Requirement:
Give back exactly the lines from the beginning of the listing below to the line holding "(con) at (296,507)", both ends included; the pictures stay out.

Stored data:
★ ★ ★ ★ ★
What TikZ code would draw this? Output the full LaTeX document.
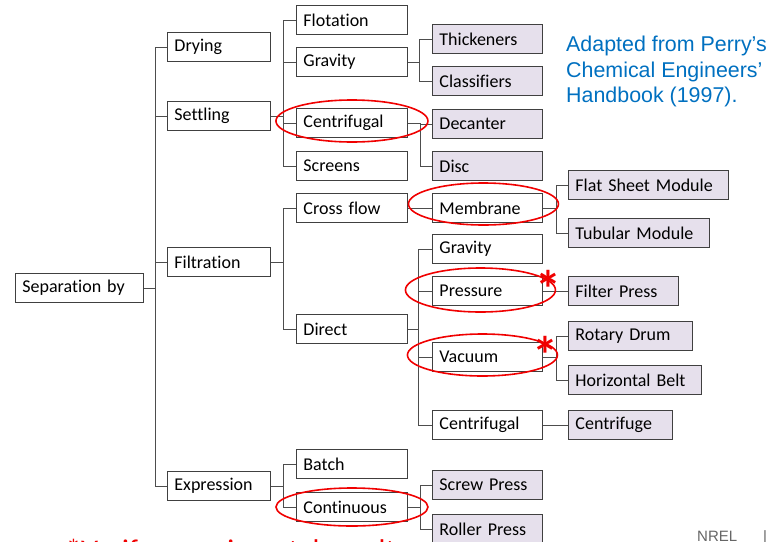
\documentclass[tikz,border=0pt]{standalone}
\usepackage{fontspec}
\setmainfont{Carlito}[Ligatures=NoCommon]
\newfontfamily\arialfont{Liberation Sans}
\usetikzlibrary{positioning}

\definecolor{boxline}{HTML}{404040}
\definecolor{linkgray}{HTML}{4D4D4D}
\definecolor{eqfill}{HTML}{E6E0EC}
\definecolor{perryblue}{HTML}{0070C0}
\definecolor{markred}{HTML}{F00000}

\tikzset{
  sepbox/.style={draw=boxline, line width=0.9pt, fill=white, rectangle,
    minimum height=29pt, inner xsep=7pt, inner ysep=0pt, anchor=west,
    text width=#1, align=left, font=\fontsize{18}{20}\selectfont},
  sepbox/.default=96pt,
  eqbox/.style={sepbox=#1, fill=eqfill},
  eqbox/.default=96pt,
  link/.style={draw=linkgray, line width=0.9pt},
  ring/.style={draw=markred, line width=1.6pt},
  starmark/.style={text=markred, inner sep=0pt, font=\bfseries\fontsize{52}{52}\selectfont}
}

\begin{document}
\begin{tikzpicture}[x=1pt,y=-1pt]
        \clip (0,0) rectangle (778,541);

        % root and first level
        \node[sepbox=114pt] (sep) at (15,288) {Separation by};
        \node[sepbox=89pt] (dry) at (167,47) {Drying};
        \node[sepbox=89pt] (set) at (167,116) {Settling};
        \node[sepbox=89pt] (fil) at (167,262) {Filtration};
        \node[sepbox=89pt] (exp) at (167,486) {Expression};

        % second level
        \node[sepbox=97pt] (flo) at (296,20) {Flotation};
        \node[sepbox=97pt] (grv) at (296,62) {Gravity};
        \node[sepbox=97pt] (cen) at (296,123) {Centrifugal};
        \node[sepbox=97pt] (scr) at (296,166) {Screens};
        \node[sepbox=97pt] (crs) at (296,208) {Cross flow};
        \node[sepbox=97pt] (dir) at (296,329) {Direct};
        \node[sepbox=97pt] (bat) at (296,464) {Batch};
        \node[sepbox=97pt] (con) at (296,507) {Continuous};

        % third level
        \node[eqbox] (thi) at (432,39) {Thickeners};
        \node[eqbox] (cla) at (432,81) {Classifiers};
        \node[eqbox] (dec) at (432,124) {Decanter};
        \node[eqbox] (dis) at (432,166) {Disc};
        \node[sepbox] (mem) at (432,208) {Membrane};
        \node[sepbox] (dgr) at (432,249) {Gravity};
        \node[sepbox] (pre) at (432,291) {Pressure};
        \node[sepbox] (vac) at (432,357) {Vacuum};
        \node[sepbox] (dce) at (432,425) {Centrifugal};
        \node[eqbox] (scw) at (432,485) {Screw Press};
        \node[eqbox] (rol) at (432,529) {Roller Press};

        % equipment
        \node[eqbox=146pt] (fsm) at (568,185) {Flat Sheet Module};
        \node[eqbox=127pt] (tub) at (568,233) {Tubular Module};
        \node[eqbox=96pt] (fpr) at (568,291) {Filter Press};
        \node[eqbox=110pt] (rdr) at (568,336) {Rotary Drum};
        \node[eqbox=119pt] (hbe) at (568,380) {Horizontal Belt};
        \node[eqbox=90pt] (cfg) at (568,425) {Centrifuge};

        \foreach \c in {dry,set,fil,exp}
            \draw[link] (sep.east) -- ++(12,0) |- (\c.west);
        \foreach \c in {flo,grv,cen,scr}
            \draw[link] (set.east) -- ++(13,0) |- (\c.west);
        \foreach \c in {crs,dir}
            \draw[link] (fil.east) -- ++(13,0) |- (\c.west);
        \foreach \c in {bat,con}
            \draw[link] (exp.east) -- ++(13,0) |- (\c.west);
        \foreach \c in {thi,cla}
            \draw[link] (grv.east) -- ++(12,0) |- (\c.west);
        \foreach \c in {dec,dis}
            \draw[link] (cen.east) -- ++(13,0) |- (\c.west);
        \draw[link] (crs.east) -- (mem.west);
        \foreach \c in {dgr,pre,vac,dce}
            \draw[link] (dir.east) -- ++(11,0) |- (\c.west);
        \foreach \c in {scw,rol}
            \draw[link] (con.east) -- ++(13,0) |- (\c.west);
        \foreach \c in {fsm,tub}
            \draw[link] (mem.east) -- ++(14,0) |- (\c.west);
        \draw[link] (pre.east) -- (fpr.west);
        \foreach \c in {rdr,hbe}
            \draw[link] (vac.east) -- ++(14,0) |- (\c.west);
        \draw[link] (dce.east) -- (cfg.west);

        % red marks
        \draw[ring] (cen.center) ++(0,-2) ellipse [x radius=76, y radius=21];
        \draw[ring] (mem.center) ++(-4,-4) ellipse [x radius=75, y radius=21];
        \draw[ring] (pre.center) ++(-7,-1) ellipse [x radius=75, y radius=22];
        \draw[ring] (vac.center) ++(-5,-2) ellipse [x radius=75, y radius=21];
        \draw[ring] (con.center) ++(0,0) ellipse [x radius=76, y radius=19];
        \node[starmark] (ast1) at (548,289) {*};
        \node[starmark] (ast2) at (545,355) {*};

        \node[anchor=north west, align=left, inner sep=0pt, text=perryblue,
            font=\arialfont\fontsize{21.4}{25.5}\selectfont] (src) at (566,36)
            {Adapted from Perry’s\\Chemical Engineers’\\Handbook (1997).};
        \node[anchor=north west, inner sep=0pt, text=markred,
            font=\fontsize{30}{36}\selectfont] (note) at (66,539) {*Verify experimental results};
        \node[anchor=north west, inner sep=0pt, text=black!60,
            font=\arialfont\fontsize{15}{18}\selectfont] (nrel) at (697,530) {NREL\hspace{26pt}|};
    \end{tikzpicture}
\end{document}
★ ★ ★ ★ ★
Exercise answer:
What TikZ code would draw this? Output the full LaTeX document.
\documentclass[tikz,border=0pt]{standalone}
\usepackage{fontspec}
\setmainfont{Carlito}[Ligatures=NoCommon]
\newfontfamily\arialfont{Liberation Sans}
\usetikzlibrary{positioning}

\definecolor{boxline}{HTML}{404040}
\definecolor{linkgray}{HTML}{4D4D4D}
\definecolor{eqfill}{HTML}{E6E0EC}
\definecolor{perryblue}{HTML}{0070C0}
\definecolor{markred}{HTML}{F00000}

\tikzset{
  sepbox/.style={draw=boxline, line width=0.9pt, fill=white, rectangle,
    minimum height=29pt, inner xsep=7pt, inner ysep=0pt, anchor=west,
    text width=#1, align=left, font=\fontsize{18}{20}\selectfont},
  sepbox/.default=96pt,
  eqbox/.style={sepbox=#1, fill=eqfill},
  eqbox/.default=96pt,
  link/.style={draw=linkgray, line width=0.9pt},
  ring/.style={draw=markred, line width=1.6pt},
  starmark/.style={text=markred, inner sep=0pt, font=\bfseries\fontsize{52}{52}\selectfont}
}

\begin{document}
\begin{tikzpicture}[x=1pt,y=-1pt]
        \clip (0,0) rectangle (778,541);

        % root and first level
        \node[sepbox=114pt] (sep) at (15,288) {Separation by};
        \node[sepbox=89pt] (dry) at (167,47) {Drying};
        \node[sepbox=89pt] (set) at (167,116) {Settling};
        \node[sepbox=89pt] (fil) at (167,262) {Filtration};
        \node[sepbox=89pt] (exp) at (167,486) {Expression};

        % second level
        \node[sepbox=97pt] (flo) at (296,20) {Flotation};
        \node[sepbox=97pt] (grv) at (296,62) {Gravity};
        \node[sepbox=97pt] (cen) at (296,123) {Centrifugal};
        \node[sepbox=97pt] (scr) at (296,166) {Screens};
        \node[sepbox=97pt] (crs) at (296,208) {Cross flow};
        \node[sepbox=97pt] (dir) at (296,329) {Direct};
        \node[sepbox=97pt] (bat) at (296,464) {Batch};
        \node[sepbox=97pt] (con) at (296,507) {Continuous};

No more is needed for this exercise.